The size of glass used for serving wine can influence the amount of wine drunk, say, researchers, adding that when restaurants served wine in 370ml rather than 300ml glasses they sold more wine, and tended to sell less when they used 250ml glasses. The preliminary study, published in the journal Addiction, suggested that serving wine in larger wine glasses -- while keeping the same measure -- led to a significant increase in the amount of wine sold.
"Pouring wine from a bottle or a carafe, as happens for most wine sold in restaurants, allows people to pour more than a standard serving size, and this effect may increase with the size of the glass and the bottle," said study first author Mark Pilling from University of Cambridge in the UK.
"If these larger portions are still perceived to be 'a glass', then we would expect people to buy and consume more wine with larger glasses," Pilling added.
To provide a robust estimate of the effect of the wine glass size on sales -- a proxy for consumption -- the research team did a 'mega-analysis' that brought together all of their previously published datasets from studies carried out between 2015 and 2018 at bars and restaurants in Cambridge.
The team used 300ml glasses as the reference level against which to compare the differences in consumption. In restaurants, when glass size was increased to 370ml, wine sales increased by 7.3 percent, the study said.
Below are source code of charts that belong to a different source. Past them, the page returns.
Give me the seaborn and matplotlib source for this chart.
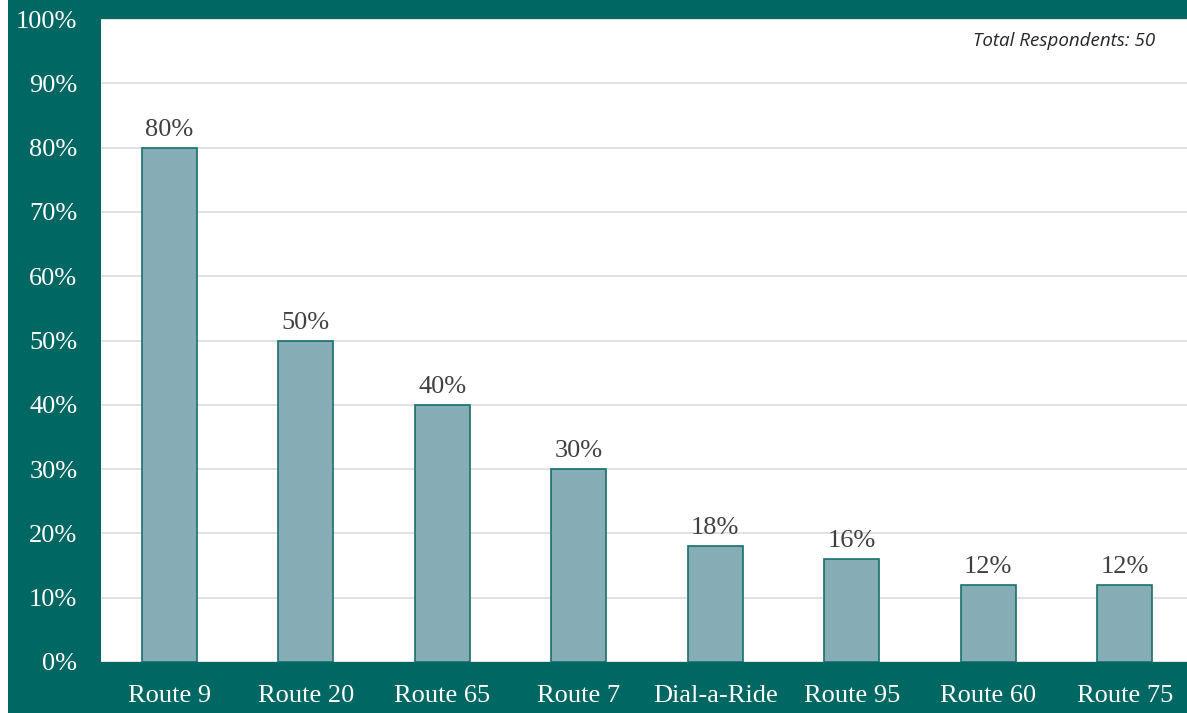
import matplotlib
matplotlib.use("Agg")
import matplotlib.pyplot as plt
import seaborn as sns
import pandas as pd

# chart values
routes = ["Route 9", "Route 20", "Route 65", "Route 7", "Dial-a-Ride",
          "Route 95", "Route 60", "Route 75"]
share = [80, 50, 40, 30, 18, 16, 12, 12]
y_ticks = [0, 10, 20, 30, 40, 50, 60, 70, 80, 90, 100]
note = "Total Respondents: 50"

teal = "#006763"
bar_fill = "#86ADB5"
bar_edge = "#17706C"

sns.set_style("white")
plt.rcParams["font.family"] = ["Liberation Serif", "DejaVu Serif"]

df = pd.DataFrame({"route": routes, "share": share})

fig = plt.figure(figsize=(11.87, 7.13), dpi=100)
# white strip on the left then teal frame
fig.patch.set_facecolor("white")
fig.add_artist(plt.Rectangle((8 / 1187, 0), 1, 1, transform=fig.transFigure,
                             facecolor=teal, edgecolor="none", zorder=0))

ax = fig.add_axes([101 / 1187, 51 / 713, 1092 / 1187, 643 / 713])
ax.set_facecolor("white")
sns.barplot(data=df, x="route", y="share", color=bar_fill, width=0.40,
            edgecolor=bar_edge, linewidth=1.2, saturation=1, ax=ax, zorder=3)

ax.set_ylim(0, 100)
ax.set_xlim(-0.5, len(routes) - 0.5)
ax.set_yticks(y_ticks)
ax.set_yticklabels([f"{t}%" for t in y_ticks])
ax.yaxis.grid(True, color="#D9D9D9", linewidth=1.1, zorder=0)
ax.set_axisbelow(True)
for s in ax.spines.values():
    s.set_visible(False)
ax.tick_params(axis="y", length=0, pad=17, labelsize=19, labelcolor="white")
ax.tick_params(axis="x", length=0, pad=16.5, labelsize=19, labelcolor="white")
ax.set_xlabel("")
ax.set_ylabel("")

# value labels above the bars
for i, v in enumerate(share):
    ax.annotate(f"{v}%", (i, v), xytext=(0, 5), textcoords="offset points",
                ha="center", va="bottom", fontsize=19, color="#404040")

fig.text(1155 / 1187, 1 - 41 / 713, note, ha="right", va="center",
         fontsize=13.5, style="italic", color="#262626",
         family=["Open Sans", "DejaVu Sans"])

fig.savefig("out.png", dpi=100, facecolor=fig.get_facecolor())
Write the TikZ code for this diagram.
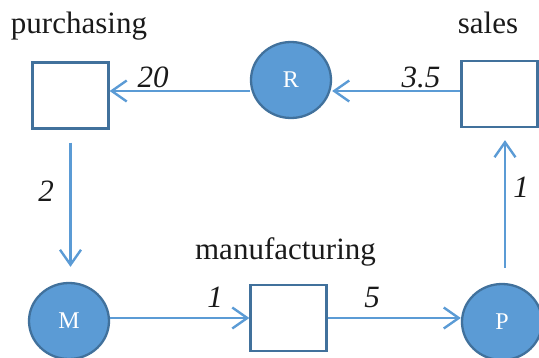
\documentclass[tikz,border=0pt]{standalone}
\usepackage{fontspec}
\setmainfont{Liberation Serif}
\newfontfamily\numfont{LiberationSerif-Italic.ttf}
\usetikzlibrary{arrows.meta,shapes.geometric}
\definecolor{fillb}{HTML}{5B9BD5}
\definecolor{edgeb}{HTML}{41719C}
\definecolor{txt}{HTML}{1A1A1A}
\begin{document}
\begin{tikzpicture}[x=1pt,y=-1pt,
 box/.style={draw=edgeb,line width=2.3pt,minimum width=76pt,minimum height=66pt,inner sep=0pt,fill=white},
 proc/.style={ellipse,draw=edgeb,fill=fillb,line width=2.3pt,minimum width=80pt,minimum height=76pt,inner sep=0pt,text=white,font=\fontsize{24}{24}\selectfont},
 flow/.style={draw=fillb,line width=2.4pt,-{Straight Barb[length=15pt,width=21pt,line width=2.4pt]}},
 lab/.style={anchor=base,text=txt,inner sep=0pt,font=\fontsize{31}{31}\selectfont},
 num/.style={anchor=base,text=txt,inner sep=0pt,font=\fontsize{31}{31}\numfont}]
\useasboundingbox (0,0) rectangle (539,358);
% nodes
\node[box] (purch) at (70.5,95.5) {};
\node[box] (sales) at (499.5,94) {};
\node[box] (mfg) at (288.5,318) {};
\node[proc] (R) at (291,80) {R};
\node[proc] (M) at (69,321) {M};
\node[proc] (P) at (502,322) {P};
% titles
\node[lab] (tp) at (79,34) {purchasing};
\node[lab] (ts) at (488,34) {sales};
\node[lab] (tm) at (285.5,260) {manufacturing};
% connectors
\draw[flow] (sales.west |- 0,91) -- (R.east |- 0,91);
\draw[flow] (R.west |- 0,91) -- (purch.east |- 0,91);
\draw[flow,shorten <=13pt,shorten >=15pt] (purch.south) -- (purch.south |- M.north);
\draw[flow] (M.east |- mfg.west) -- (mfg.west);
\draw[flow] (mfg.east) -- (P.west |- mfg.east);
\draw[flow,shorten <=15pt,shorten >=12pt] ([xshift=3pt]P.north) -- ([xshift=3pt]P.north |- sales.south);
% flow values
\node[num] (n20) at (153,88) {20};
\node[num] (n35) at (421,88) {3.5};
\node[num] (n2) at (46,202) {2};
\node[num] (n1r) at (521,198) {1};
\node[num] (n1l) at (215,308) {1};
\node[num] (n5) at (372,308) {5};
\end{tikzpicture}
\end{document}
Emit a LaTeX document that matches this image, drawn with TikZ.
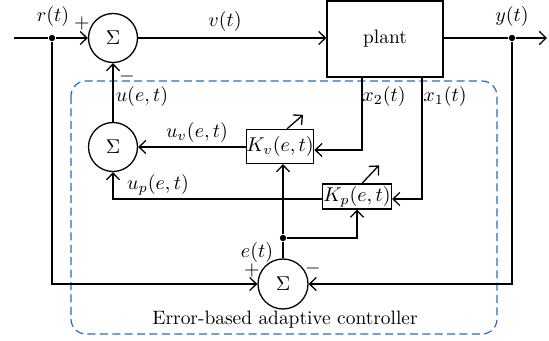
\documentclass[tikz,border=0pt]{standalone}
\usetikzlibrary{arrows.meta,calc}
\definecolor{dashblue}{RGB}{30,110,195}
\begin{document}
\begin{tikzpicture}[x=0.5pt,y=-0.5pt,
  line width=0.65pt,
  every node/.style={font=\fontsize{9.7}{11}\selectfont},
  arr/.style={-{Straight Barb[length=3.4pt,width=6.6pt]}},
  sumnode/.style={draw,circle,minimum size=24.5pt,inner sep=0pt},
  gainbox/.style={draw,rectangle,inner sep=0pt},
  dotnode/.style={circle,fill,inner sep=0pt,minimum size=3.2pt},
  smalldot/.style={circle,fill,inner sep=0pt,minimum size=1.8pt},
  lbl/.style={inner sep=0pt}
]
\useasboundingbox (0,0) rectangle (549,341);

% dashed controller box
\draw[dashblue,dash pattern=on 4pt off 2.2pt,rounded corners=7.5pt,line width=0.6pt]
  (71,81) rectangle (497,334);
\node[lbl] (ctrl) at (285,320) {Error-based adaptive controller};

% main nodes
\node[sumnode] (s1) at (113,38) {$\Sigma$};
\node[draw,rectangle,minimum width=58pt,minimum height=38pt,inner sep=0pt] (plant) at (385,39) {plant};
\node[sumnode] (s2) at (113,147) {$\Sigma$};
\node[gainbox,minimum width=33pt,minimum height=17pt] (kv) at (280,146.5) {$K_v(e,t)$};
\node[gainbox,minimum width=34.5pt,minimum height=12.5pt] (kp) at (357,196.5) {$K_p(e,t)$};
\node[sumnode,minimum size=25pt] (s3) at (283,284) {$\Sigma$};

% coordinates
\coordinate (in) at (14,38);
\node[dotnode] (rdot) at (52,38) {};
\node[dotnode] (ydot) at (512,38) {};
\coordinate (out) at (547,38);
\node[dotnode] (edot) at (283,238) {};
\node[smalldot] (cross) at (283,199) {};
\coordinate (x2c) at (362,150);
\coordinate (x1c) at (422,199);
\coordinate (upc) at (113,199);

% top path
\draw (in) -- (rdot);
\draw[arr] (rdot) -- (s1.west);
\draw[arr] (s1.east) -- (plant.west |- s1.east);
\draw (plant.east |- ydot) -- (ydot);
\draw[arr] (ydot) -- (out);

% feedback to error summer
\draw[arr] (rdot) |- (s3.west);
\draw[arr] (ydot) |- (s3.east);

% error distribution
\draw (s3.north) -- (edot);
\draw[arr] (edot) -- (edot |- kv.south);
\draw[arr] (edot) -| (kp.south);

% state feedback
\draw[arr] (plant.south -| x2c) -- (x2c) -- (x2c -| kv.east);
\draw[arr] (plant.south -| x1c) -- (x1c) -- (x1c -| kp.east);

% controller outputs
\draw[arr] (kv.west |- s2.east) -- (s2.east);
\draw[arr] (kp.west |- upc) -- (upc) -- (s2.south);
\draw[arr] (s2.north) -- (s1.south);

% adaptation arrows
\draw[arr] ($(kv.north)+(7,0)$) -- ++(16,-14);
\draw[arr] ($(kp.north)+(5,0)$) -- ++(17,-18);

% labels
\node[lbl] (lr) at (53,17) {$r(t)$};
\node[lbl] (lp1) at (82,24) {$+$};
\node[lbl] (lv) at (225,22) {$v(t)$};
\node[lbl] (ly) at (512,17) {$y(t)$};
\node[lbl] (lm1) at (127,77) {$-$};
\node[lbl] (lu) at (142,97) {$u(e,t)$};
\node[lbl] (lx2) at (384,97) {$x_2(t)$};
\node[lbl] (lx1) at (445,97) {$x_1(t)$};
\node[lbl] (luv) at (197,133) {$u_v(e,t)$};
\node[lbl] (lup) at (158,185) {$u_p(e,t)$};
\node[lbl] (le) at (257,252) {$e(t)$};
\node[lbl] (lp3) at (252,270) {$+$};
\node[lbl] (lm3) at (313,268) {$-$};
\end{tikzpicture}
\end{document}
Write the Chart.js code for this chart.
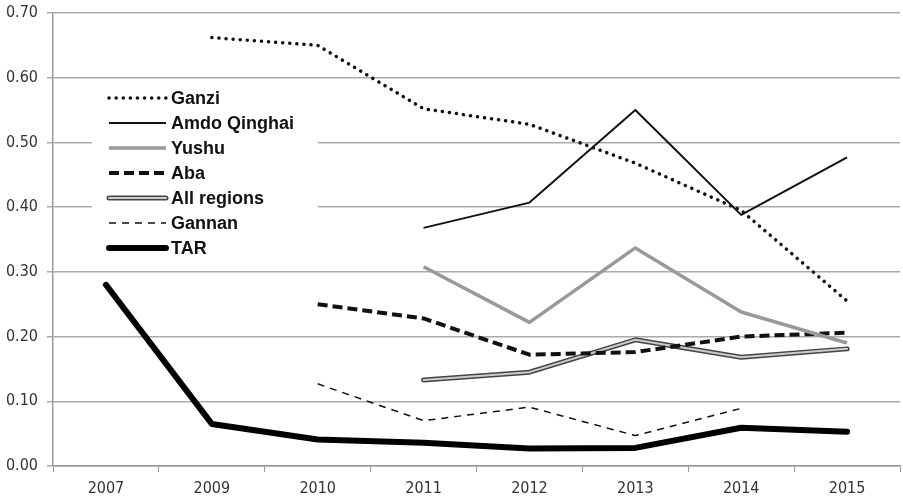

Reducing the glass size to 250ml led to a drop of 9.6 per cent, although confidence intervals (the range of values within which the researchers can be fairly certain their true value lies) make this figure uncertain.
Curiously, increasing the glass size further to 450ml made no difference compared to using 300ml glasses, the researchers said.
"When smaller glass sizes of 250ml are available, they may also appear similar to 300ml glasses, but result in a smaller amount of wine being poured," Pilling said.
"In contrast, very large glasses, such as the 450ml glasses, are more obviously larger, so drinkers may have taken conscious measures to reduce how much they drink, such as drinking more slowly or pouring with greater caution," Pilling added.
The researchers also found similar internal patterns to those reported in previous studies, namely lower sales of wine on warmer days and much higher sales on Fridays and Saturdays than on Mondays.
The researchers found no significant differences in wine sales by glass size in bars -- in contrast to the team's earlier study.
This shows the importance of replicating research to increase our ability to detect the effects of wine glass size.
According to the study, when combined with data from other experiments, the apparent effect in bars disappeared.